• [Problem requirements]:
Everything from the line containing "Give me the D3.js source for this chart." through the line containing "0.2, 0.3, 0.4];" must be written out exactly, and nothing more; leave any pictures out.

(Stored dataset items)
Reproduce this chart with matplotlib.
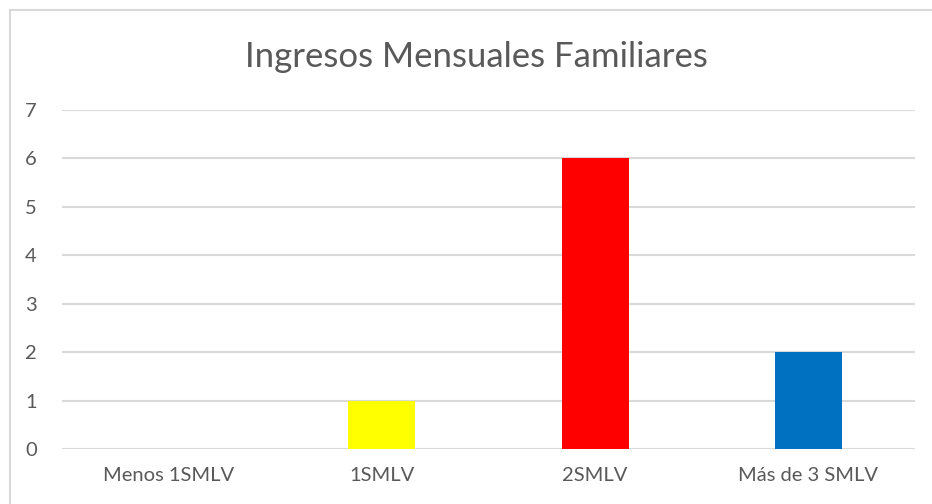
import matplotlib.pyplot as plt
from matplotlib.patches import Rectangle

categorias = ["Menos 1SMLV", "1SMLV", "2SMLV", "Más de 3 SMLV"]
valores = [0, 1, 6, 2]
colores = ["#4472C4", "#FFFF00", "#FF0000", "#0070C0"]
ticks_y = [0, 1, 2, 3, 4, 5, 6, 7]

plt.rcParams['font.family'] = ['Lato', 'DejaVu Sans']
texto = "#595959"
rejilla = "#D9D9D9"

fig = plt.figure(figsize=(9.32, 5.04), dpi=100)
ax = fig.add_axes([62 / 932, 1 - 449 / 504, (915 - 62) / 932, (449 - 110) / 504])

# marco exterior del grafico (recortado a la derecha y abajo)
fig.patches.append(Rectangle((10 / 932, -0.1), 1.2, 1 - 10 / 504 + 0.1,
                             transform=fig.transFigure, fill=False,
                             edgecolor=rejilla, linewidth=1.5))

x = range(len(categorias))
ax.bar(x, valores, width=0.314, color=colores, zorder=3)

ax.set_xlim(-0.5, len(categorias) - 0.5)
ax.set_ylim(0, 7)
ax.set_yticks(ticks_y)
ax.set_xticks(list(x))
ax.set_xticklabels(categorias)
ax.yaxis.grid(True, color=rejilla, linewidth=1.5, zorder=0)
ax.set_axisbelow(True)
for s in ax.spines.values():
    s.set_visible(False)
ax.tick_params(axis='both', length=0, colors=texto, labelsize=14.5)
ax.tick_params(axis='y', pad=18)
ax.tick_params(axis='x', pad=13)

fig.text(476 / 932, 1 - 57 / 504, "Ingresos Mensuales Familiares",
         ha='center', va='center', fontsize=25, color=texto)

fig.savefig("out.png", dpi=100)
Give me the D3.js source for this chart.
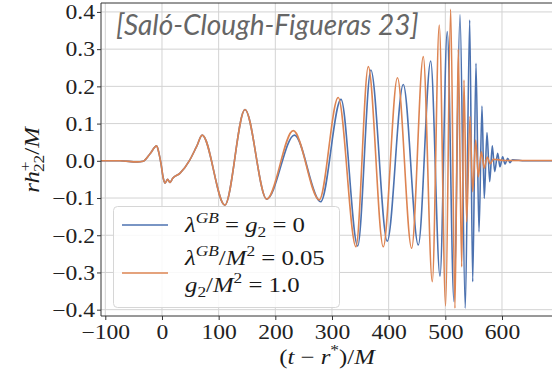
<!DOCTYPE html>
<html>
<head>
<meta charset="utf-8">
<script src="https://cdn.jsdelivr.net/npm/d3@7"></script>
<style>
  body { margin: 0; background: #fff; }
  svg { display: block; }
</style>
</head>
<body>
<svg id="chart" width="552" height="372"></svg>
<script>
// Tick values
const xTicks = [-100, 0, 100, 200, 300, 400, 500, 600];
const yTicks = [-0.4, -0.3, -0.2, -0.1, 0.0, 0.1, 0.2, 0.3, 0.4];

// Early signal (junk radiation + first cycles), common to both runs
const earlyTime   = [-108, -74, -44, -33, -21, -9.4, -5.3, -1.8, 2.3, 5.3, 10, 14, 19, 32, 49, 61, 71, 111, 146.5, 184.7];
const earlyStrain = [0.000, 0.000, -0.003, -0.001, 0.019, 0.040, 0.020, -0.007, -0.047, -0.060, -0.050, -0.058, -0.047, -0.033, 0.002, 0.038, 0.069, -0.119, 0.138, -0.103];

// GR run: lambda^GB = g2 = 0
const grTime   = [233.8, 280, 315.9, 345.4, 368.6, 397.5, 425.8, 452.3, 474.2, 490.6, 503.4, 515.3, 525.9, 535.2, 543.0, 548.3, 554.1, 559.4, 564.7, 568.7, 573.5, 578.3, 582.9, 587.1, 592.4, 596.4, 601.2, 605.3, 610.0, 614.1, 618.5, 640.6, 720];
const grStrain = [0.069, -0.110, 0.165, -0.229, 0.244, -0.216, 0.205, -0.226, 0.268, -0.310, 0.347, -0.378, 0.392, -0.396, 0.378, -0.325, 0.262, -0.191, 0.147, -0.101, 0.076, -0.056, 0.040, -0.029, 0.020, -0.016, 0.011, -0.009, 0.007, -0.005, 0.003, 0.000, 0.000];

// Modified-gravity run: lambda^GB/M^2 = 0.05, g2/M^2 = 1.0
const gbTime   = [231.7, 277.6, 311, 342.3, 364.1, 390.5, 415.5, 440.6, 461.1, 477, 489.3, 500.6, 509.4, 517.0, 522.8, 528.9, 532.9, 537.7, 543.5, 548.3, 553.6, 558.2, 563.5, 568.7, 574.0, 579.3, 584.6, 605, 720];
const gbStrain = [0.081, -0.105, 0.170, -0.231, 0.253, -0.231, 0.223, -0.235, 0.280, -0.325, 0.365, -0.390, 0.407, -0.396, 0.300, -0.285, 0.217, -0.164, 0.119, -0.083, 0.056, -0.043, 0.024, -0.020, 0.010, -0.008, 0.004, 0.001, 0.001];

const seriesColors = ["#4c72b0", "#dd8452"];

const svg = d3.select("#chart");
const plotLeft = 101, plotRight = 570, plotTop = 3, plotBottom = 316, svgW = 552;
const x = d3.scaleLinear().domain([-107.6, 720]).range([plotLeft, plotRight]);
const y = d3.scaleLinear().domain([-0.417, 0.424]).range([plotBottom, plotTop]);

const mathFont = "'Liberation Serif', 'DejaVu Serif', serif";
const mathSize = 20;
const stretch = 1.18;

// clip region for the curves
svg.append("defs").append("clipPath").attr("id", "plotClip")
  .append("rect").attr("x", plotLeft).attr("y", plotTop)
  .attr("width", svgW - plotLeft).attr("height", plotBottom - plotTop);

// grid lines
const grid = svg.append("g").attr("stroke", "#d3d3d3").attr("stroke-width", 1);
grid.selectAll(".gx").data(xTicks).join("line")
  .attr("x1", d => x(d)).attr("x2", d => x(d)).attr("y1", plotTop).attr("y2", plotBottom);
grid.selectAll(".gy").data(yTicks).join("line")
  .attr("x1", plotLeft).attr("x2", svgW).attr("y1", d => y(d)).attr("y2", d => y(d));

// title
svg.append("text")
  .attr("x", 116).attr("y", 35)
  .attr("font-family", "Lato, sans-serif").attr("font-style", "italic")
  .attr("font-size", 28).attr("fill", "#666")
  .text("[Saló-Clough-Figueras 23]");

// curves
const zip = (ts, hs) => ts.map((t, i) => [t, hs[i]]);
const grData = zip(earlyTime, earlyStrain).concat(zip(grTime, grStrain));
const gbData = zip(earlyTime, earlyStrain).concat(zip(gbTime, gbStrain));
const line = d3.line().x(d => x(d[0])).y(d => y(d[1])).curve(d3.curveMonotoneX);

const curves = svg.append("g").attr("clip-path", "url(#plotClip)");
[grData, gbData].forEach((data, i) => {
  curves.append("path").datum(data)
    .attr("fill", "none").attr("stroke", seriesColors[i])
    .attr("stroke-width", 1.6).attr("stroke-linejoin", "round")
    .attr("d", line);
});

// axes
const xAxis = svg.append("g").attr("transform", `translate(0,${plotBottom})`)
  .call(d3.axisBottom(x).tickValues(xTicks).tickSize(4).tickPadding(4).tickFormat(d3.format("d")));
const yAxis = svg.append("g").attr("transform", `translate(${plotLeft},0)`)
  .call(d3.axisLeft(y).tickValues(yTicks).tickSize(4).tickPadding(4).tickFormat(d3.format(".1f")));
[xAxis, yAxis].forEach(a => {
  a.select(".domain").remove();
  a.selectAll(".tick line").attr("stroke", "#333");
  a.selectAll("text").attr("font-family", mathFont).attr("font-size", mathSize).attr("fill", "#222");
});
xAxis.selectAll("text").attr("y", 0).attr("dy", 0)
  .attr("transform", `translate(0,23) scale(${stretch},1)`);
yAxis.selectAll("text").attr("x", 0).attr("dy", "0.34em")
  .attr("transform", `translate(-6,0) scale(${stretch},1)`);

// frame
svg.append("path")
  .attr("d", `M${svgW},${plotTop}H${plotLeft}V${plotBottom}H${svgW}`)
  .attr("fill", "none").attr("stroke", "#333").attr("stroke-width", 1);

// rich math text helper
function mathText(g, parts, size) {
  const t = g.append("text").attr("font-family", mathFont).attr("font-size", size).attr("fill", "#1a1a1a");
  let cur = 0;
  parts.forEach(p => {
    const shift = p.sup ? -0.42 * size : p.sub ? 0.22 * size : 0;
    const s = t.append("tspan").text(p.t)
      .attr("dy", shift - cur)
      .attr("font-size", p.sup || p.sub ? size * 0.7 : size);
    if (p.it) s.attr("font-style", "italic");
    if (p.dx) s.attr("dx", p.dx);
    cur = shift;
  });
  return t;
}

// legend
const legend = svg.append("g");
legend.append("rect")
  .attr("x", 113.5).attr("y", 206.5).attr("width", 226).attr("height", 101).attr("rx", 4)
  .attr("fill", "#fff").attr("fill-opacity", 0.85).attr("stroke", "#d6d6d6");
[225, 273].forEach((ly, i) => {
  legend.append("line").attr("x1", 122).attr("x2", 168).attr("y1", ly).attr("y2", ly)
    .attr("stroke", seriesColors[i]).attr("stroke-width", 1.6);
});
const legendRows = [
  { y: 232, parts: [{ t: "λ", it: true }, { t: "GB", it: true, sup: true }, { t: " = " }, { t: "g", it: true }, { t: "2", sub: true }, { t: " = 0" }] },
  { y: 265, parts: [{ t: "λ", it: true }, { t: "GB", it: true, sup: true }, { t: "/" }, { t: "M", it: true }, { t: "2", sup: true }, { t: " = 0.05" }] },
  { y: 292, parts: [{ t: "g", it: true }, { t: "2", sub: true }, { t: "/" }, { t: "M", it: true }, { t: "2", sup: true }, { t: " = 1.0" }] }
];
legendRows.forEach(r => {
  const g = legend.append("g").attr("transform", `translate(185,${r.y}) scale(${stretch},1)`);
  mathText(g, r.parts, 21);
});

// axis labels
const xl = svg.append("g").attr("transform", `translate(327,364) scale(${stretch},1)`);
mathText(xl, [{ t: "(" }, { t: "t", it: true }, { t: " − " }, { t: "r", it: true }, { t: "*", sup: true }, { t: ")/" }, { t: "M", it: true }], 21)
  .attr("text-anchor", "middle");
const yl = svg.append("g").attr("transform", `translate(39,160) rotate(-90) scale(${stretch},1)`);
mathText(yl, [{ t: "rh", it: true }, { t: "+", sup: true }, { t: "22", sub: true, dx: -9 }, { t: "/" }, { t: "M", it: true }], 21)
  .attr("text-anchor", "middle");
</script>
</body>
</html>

• [Task answer]:
Give me the D3.js source for this chart.
<!DOCTYPE html>
<html>
<head>
<meta charset="utf-8">
<script src="https://cdn.jsdelivr.net/npm/d3@7"></script>
<style>
  body { margin: 0; background: #fff; }
  svg { display: block; }
</style>
</head>
<body>
<svg id="chart" width="552" height="372"></svg>
<script>
// Tick values
const xTicks = [-100, 0, 100, 200, 300, 400, 500, 600];
const yTicks = [-0.4, -0.3, -0.2, -0.1, 0.0, 0.1, 0.2, 0.3, 0.4];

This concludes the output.